If the proposal for means-testing does go ahead, using the Legal Aid Board, it will be able to draw on its considerable experience, as civil legal aid is rigorously means-tested. However, its resources are already severely stretched.
Civil legal aid was introduced in 1979 following a successful case taken against Ireland in the European Court of Human Rights, where Josie Airey, a woman in need of legal aid to pursue a family law case, represented by Mary Robinson, said that her rights were denied by the absence of a legal aid scheme.
The scheme was set up on a statutory basis by the 1995 Civil Legal Aid Act, and operates mainly through a network of legal aid centres, staffed by solicitors and support staff. It is supplemented by a panel of private solicitors.
People can obtain legal advice on a wide range of matters, and representation in court in family law, personal injury, debt and certain other areas. It does not represent people before tribunals such as the Employment Appeals Tribunal or Personal Injuries Assessment Board. In practice, the bulk of the work is in the area of family law.
Additional resources were provided to the board following another High Court case, where in December 2004 Mr Justice Kelly found that a wait of 25 months for a certificate of entitlement to legal aid violated the rights of Marie O’Donoghue. She had been separated from her husband for a number of years and was caring for a profoundly disabled son with inadequate maintenance.
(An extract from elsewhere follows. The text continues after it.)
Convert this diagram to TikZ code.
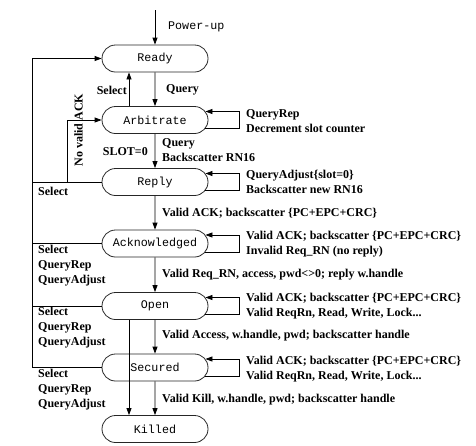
\documentclass[tikz,border=0pt]{standalone}
\usepackage{fontspec}
\setmainfont{Liberation Serif}
\newfontfamily\monofont{Liberation Mono}
\usetikzlibrary{arrows.meta,shapes.misc,calc}

% self transition on the right side of a state
\newcommand\selfloop[1]{%
  \draw[arr] ($(#1.east)+(-3,8.5)$) -- ($(#1.east)+(31,8.5)$)
    -- ($(#1.east)+(31,-8.5)$) -- ($(#1.east)+(-3,-8.5)$);}

\begin{document}
\begin{tikzpicture}[x=1pt,y=-1pt,
  state/.style={rounded rectangle, draw=black!85, line width=0.8pt,
    minimum width=106pt, minimum height=27pt, inner sep=0pt,
    font=\monofont\fontsize{11.7}{14}\selectfont},
  arr/.style={-{Triangle[length=7pt,width=5pt]}, line width=0.8pt},
  wire/.style={line width=0.8pt},
  lbl/.style={font=\bfseries\fontsize{12}{15}\selectfont, align=left, inner sep=0pt},
  mono/.style={font=\monofont\fontsize{11.7}{14}\selectfont, inner sep=0pt},
]
\useasboundingbox (0,0) rectangle (476,445);

% states
\node[state] (ready)   at (155,58.5) {Ready};
\node[state] (arb)     at (155,120)  {Arbitrate};
\node[state] (reply)   at (155,182)  {Reply};
\node[state] (ack)     at (155,243.5){Acknowledged};
\node[state] (open)    at (155,306)  {Open};
\node[state] (secured) at (155,367.5){Secured};
\node[state] (killed)  at (155,429)  {Killed};

% power-up entry
\coordinate (pwr) at (155,10);
\draw[arr] (pwr) -- (ready.north);
\node[mono, anchor=west] (pwrlbl) at (168,27) {Power-up};

% main downward transitions
\draw[arr] (ready) -- (arb);
\draw[arr] (arb) -- (reply);
\draw[arr] (reply) -- (ack);
\draw[arr] (ack) -- (open);
\draw[arr] (open) -- (secured);
\draw[arr] (secured) -- (killed);

% Select back to Ready, and Open straight to Killed
\draw[arr] ($(arb.north)+(-26,0)$) -- ($(ready.south)+(-26,0)$);
\draw[arr] ($(open.south)+(-26,0)$) -- ($(killed.north)+(-26,0)$);

% self loops
\selfloop{arb}
\selfloop{reply}
\selfloop{ack}
\selfloop{open}
\selfloop{secured}

% return bus on the left
\coordinate (lt) at (32,58.5);
\coordinate (lb) at (32,367.5);
\draw[wire] (secured.west) -- (lb) -- (lt);
\draw[arr] (lt) -- (ready.west);
\draw[wire] (reply.west) -- (reply.west -| lb);
\draw[wire] (ack.west) -- (ack.west -| lb);
\draw[wire] (open.west) -- (open.west -| lb);

% no valid ACK back to Arbitrate
\coordinate (nv) at (67,182);
\draw[arr] (nv) |- (arb.west);
\node[lbl, rotate=90] (nvlbl) at (78.5,130) {No valid ACK};

% transition labels
\node[lbl, anchor=west] (l1) at (166,90) {Query};
\node[lbl, anchor=east] (l2) at (127,90) {Select};
\node[lbl, anchor=west] (l3) at (162,150.5) {Query\\Backscatter RN16};
\node[lbl, anchor=east] (l4) at (148,152) {SLOT=0};
\node[lbl, anchor=west] (l5) at (162,213) {Valid ACK; backscatter \{PC+EPC+CRC\}};
\node[lbl, anchor=west] (l6) at (162,275) {Valid Req\_RN, access, pwd<>0; reply w.handle};
\node[lbl, anchor=west] (l7) at (162,336) {Valid Access, w.handle, pwd; backscatter handle};
\node[lbl, anchor=west] (l8) at (162,400) {Valid Kill, w.handle, pwd; backscatter handle};

% loop labels
\node[lbl, anchor=west] (s1) at (246,121) {QueryRep\\Decrement slot counter};
\node[lbl, anchor=west] (s2) at (246,182) {QueryAdjust\{slot=0\}\\Backscatter new RN16};
\node[lbl, anchor=west] (s3) at (246,244.5) {Valid ACK; backscatter \{PC+EPC+CRC\}\\Invalid Req\_RN (no reply)};
\node[lbl, anchor=west] (s4) at (246,306.5) {Valid ACK; backscatter \{PC+EPC+CRC\}\\Valid ReqRn, Read, Write, Lock...};
\node[lbl, anchor=west] (s5) at (246,369) {Valid ACK; backscatter \{PC+EPC+CRC\}\\Valid ReqRn, Read, Write, Lock...};

% labels on the return bus
\node[lbl, anchor=west] (b1) at (38,191) {Select};
\node[lbl, anchor=west] (b2) at (38,266) {Select\\QueryRep\\QueryAdjust};
\node[lbl, anchor=west] (b3) at (38,327.7) {Select\\QueryRep\\QueryAdjust};
\node[lbl, anchor=west] (b4) at (38,390) {Select\\QueryRep\\QueryAdjust};
\end{tikzpicture}
\end{document}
The court concluded that “it is not enough to set up a scheme for the provision of legal aid to necessitous persons and then render it effectively meaningless for a long period of time”. Any savings sought from the civil legal aid scheme will have to be in the context of this ruling.
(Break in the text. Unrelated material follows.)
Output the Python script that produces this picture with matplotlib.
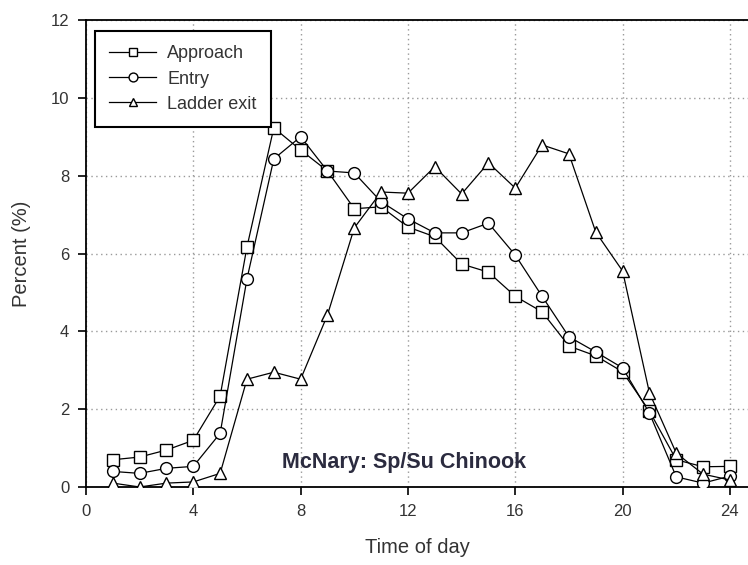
import matplotlib
matplotlib.use("Agg")
import matplotlib.pyplot as plt

hours = list(range(1, 25))
approach = [0.70, 0.77, 0.95, 1.20, 2.34, 6.17, 9.23, 8.66, 8.12, 7.15, 7.20, 6.68,
            6.43, 5.73, 5.52, 4.90, 4.50, 3.62, 3.37, 2.96, 1.95, 0.70, 0.52, 0.53]
entry = [0.40, 0.35, 0.48, 0.53, 1.38, 5.35, 8.43, 9.00, 8.12, 8.07, 7.33, 6.89,
         6.53, 6.53, 6.78, 5.96, 4.90, 3.86, 3.47, 3.06, 1.90, 0.26, 0.10, 0.28]
ladder = [0.10, 0.00, 0.10, 0.13, 0.35, 2.77, 2.95, 2.77, 4.42, 6.66, 7.58, 7.55,
          8.23, 7.53, 8.33, 7.68, 8.79, 8.56, 6.55, 5.55, 2.42, 0.87, 0.33, 0.18]
series_names = ["Approach", "Entry", "Ladder exit"]
xticks = [0, 4, 8, 12, 16, 20, 24]
yticks = [0, 2, 4, 6, 8, 10, 12]

plt.rcParams['font.family'] = ['Liberation Sans', 'DejaVu Sans']

fig = plt.figure(figsize=(7.48, 5.65), dpi=100)
ax = fig.add_axes([86/748, 1-487/565, 1-86/748, (487-20)/565])

mk = dict(color='black', linewidth=0.9, markersize=8.5, markerfacecolor='white',
          markeredgecolor='black', markeredgewidth=1.0)
ax.plot(hours, approach, marker='s', label=series_names[0], zorder=3, **mk)
ax.plot(hours, entry, marker='o', label=series_names[1], zorder=3, **mk)
ax.plot(hours, ladder, marker='^', label=series_names[2], zorder=3, **mk)

ax.set_xlim(0, (748-86)/26.83)
ax.set_ylim(0, 12)
ax.set_xticks(xticks)
ax.set_yticks(yticks)
ax.tick_params(direction='out', length=6, width=1.2, labelsize=12, colors='black',
               labelcolor='#333333', pad=6)
ax.grid(True, linestyle=(0, (1, 2.5)), color='#999999', linewidth=1.0)
ax.set_axisbelow(True)
for s in ['left', 'bottom', 'top']:
    ax.spines[s].set_linewidth(1.3)
ax.spines['right'].set_visible(False)

ax.set_xlabel("Time of day", fontsize=14.5, color='#333333', labelpad=14)
ax.set_ylabel("Percent (%)", fontsize=14.5, color='#333333', labelpad=14)

leg = ax.legend(loc='upper left', bbox_to_anchor=(9/662, (487-31)/467),
                fancybox=False, framealpha=1, edgecolor='black', fontsize=13,
                handlelength=2.6, borderpad=0.8, labelspacing=0.45, handletextpad=0.6,
                borderaxespad=0, markerscale=0.75)
leg.get_frame().set_linewidth(1.5)
for t in leg.get_texts():
    t.set_color('#333333')

ax.text(7.3, 0.64, "McNary: Sp/Su Chinook", fontsize=15.5, fontweight='bold',
        color='#2b2b3f', ha='left', va='center')

fig.savefig("out.png", dpi=100)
In addition to the legal aid centres, the Legal Aid Board runs the Refugee Legal Service, a specialist unit providing advice and representation to those seeking asylum.
In order to be eligible for legal aid, a person must have an annual income of less than €18,000 a year, although this is calculated after certain outlays (accommodation, spouse and other dependants, etc) are discounted. Even then, a small payment is required from the applicant, depending on his or her means.
A contribution can also be sought if the person has capital (a house or savings above a certain value).
The assessment of eligibility forms a crucial part of the work of the Legal Aid Board. Given the manner in which its resources were stretched in recent years, as revealed in the O’Donoghue case, it is difficult to see how it could take on administering means-testing for criminal legal aid.
Given that the vast majority of applicants for criminal legal aid are social welfare recipients and therefore entitled to it, will means-testing save enough money to justify the delays it is likely to cause? And, if some of those being means-tested opt to represent themselves, so that the judge will have to guide them through the trial, will the cost not simply be transferred to the additional time taken by the prosecution, the judge and court staff as a result?